Marion Knorr / 15.08.2019

Auch hier bestätigt sich wieder: Folge der Spur des Geldes.

Reinhard Schilde / 15.08.2019

Mir ist nicht so ganz klar, für welche Leistung diese schwedische Göre eigentlich den Friedensnobelpreis bekommen soll. Dafür, dass sie bisher nur Unruhe gestiftet hat? Sei’s drum, der Obama hat ihn ja schließlich auch ohne Gegenleistung bekommen. Ist schon langsam wie bei der “Bambi”-Verleihung mit dem Nobelpreis.

R.Lichti / 15.08.2019

Um 6:25 Uhr wurde der Artikel veröffentlicht (laut Zeitstempel), um 6:34 Uhr habe ich ihn aufgerufen mit 24 geschriebenen und durch den Moderator gecheckten Beiträgen! Wurden die Beiträge schon vor der Veröffentlichung des Artikels auf der Achse geschrieben? [Anm. d. Red.: Der Artikel war versehentlich vorgestern schon mal geöffnet worden.]

Leopold Hrdlitschka / 15.08.2019

Die - eine andere Bezeichnung verbietet sich leider vollständig - VERBLÖDUNG of the masses, ist umfassend, dauerhaft und komplett irreversibel. Da kann man sich eigentlich nur noch in einen alten, gut bestückten Weinkeller zurückziehen und nicht mehr herauskommen.

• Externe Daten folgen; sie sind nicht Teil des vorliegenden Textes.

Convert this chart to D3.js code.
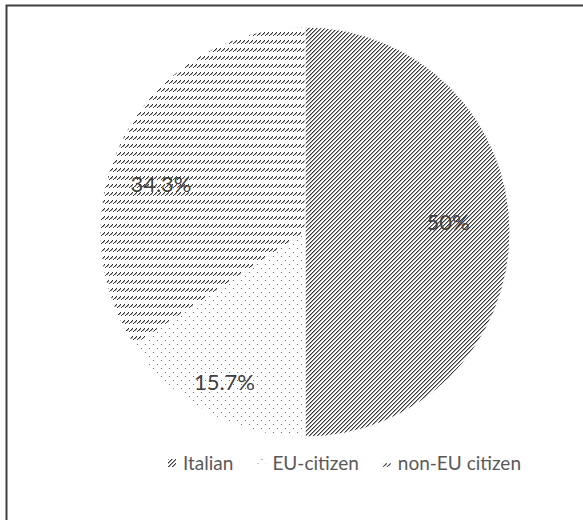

Michael Guhlmann / 13.08.2019

“...es gibt keinen Interessenkonflikt zwischen Klimaschutz und Geldmachen”. Köstlich. Dank an den Autor, daß er auf diese erstaunlich ehrliche Aussage aufmerksam macht.

Rolf Menzen / 13.08.2019

Dass bei St. Greta ein paar gewiefte Geschäftemacher im Hintergrund gewirkt haben und immer noch wirken, war mir und jedem, der nicht völlig verblödet ist, von Anfang an klar

Susanne antalic / 13.08.2019

Ja, die Klimagretel segelt klimaneutral, ob die Begleitbote oder Helis, die ganze Journalie, auch klimaneutral fährt oder schwimmt? Aber trotzem ist es schön anzusehen, das wird der Zukunft zeigen, dass sich nur die Segler, die sich das leisten können , fremde Länder besuchen werden können. Es ist richtig putzig. Mir geht das Herz auf.